SOURCE DATA
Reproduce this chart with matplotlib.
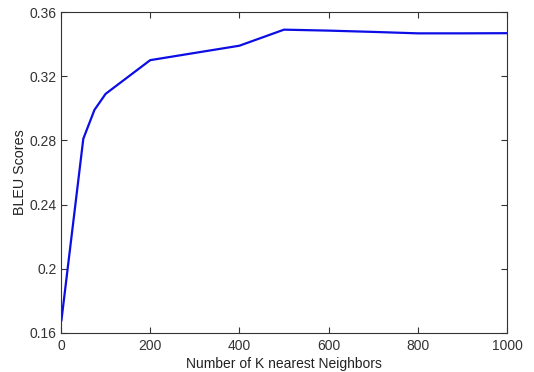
import matplotlib
matplotlib.use("Agg")
import matplotlib.pyplot as plt

k_values = [1, 50, 75, 100, 200, 400, 500, 600, 700, 800, 900, 1000]
bleu_scores = [0.168, 0.281, 0.299, 0.309, 0.330, 0.339, 0.349, 0.3484, 0.3476, 0.3467, 0.3467, 0.3468]

x_ticks = [0, 200, 400, 600, 800, 1000]
y_ticks = [0.16, 0.20, 0.24, 0.28, 0.32, 0.36]
y_tick_labels = ["0.16", "0.2", "0.24", "0.28", "0.32", "0.36"]

plt.rcParams['font.family'] = ['Liberation Sans', 'DejaVu Sans']
fig = plt.figure(figsize=(5.34, 3.72), dpi=100)
ax = fig.add_axes([61/534, 39/372, 446/534, 321/372])
ax.plot(k_values, bleu_scores, color=(0.05, 0.05, 0.9), linewidth=1.6)
ax.set_xlim(0, 1000)
ax.set_ylim(0.16, 0.36)
ax.set_xticks(x_ticks)
ax.set_xticklabels([str(t) for t in x_ticks])
ax.set_yticks(y_ticks)
ax.set_yticklabels(y_tick_labels)
ax.tick_params(direction='in', top=True, right=True, length=4, width=0.8,
               labelsize=10, colors='#333333')
ax.tick_params(axis='x', pad=4)
ax.tick_params(axis='y', pad=3)
for s in ax.spines.values():
    s.set_color('#333333')
    s.set_linewidth(0.8)
ax.set_xlabel("Number of K nearest Neighbors", fontsize=10, color='#222222', labelpad=3)
ax.set_ylabel("BLEU Scores", fontsize=10.3, color='#222222', labelpad=2)
fig.savefig("out.png", dpi=100)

YOUR TASK
Reproduce the whole listing exactly, but not the images in it.

OUTPUT FOR THIS TASK
Reproduce this chart with matplotlib.
import matplotlib
matplotlib.use("Agg")
import matplotlib.pyplot as plt

k_values = [1, 50, 75, 100, 200, 400, 500, 600, 700, 800, 900, 1000]
bleu_scores = [0.168, 0.281, 0.299, 0.309, 0.330, 0.339, 0.349, 0.3484, 0.3476, 0.3467, 0.3467, 0.3468]

x_ticks = [0, 200, 400, 600, 800, 1000]
y_ticks = [0.16, 0.20, 0.24, 0.28, 0.32, 0.36]
y_tick_labels = ["0.16", "0.2", "0.24", "0.28", "0.32", "0.36"]

plt.rcParams['font.family'] = ['Liberation Sans', 'DejaVu Sans']
fig = plt.figure(figsize=(5.34, 3.72), dpi=100)
ax = fig.add_axes([61/534, 39/372, 446/534, 321/372])
ax.plot(k_values, bleu_scores, color=(0.05, 0.05, 0.9), linewidth=1.6)
ax.set_xlim(0, 1000)
ax.set_ylim(0.16, 0.36)
ax.set_xticks(x_ticks)
ax.set_xticklabels([str(t) for t in x_ticks])
ax.set_yticks(y_ticks)
ax.set_yticklabels(y_tick_labels)
ax.tick_params(direction='in', top=True, right=True, length=4, width=0.8,
               labelsize=10, colors='#333333')
ax.tick_params(axis='x', pad=4)
ax.tick_params(axis='y', pad=3)
for s in ax.spines.values():
    s.set_color('#333333')
    s.set_linewidth(0.8)
ax.set_xlabel("Number of K nearest Neighbors", fontsize=10, color='#222222', labelpad=3)
ax.set_ylabel("BLEU Scores", fontsize=10.3, color='#222222', labelpad=2)
fig.savefig("out.png", dpi=100)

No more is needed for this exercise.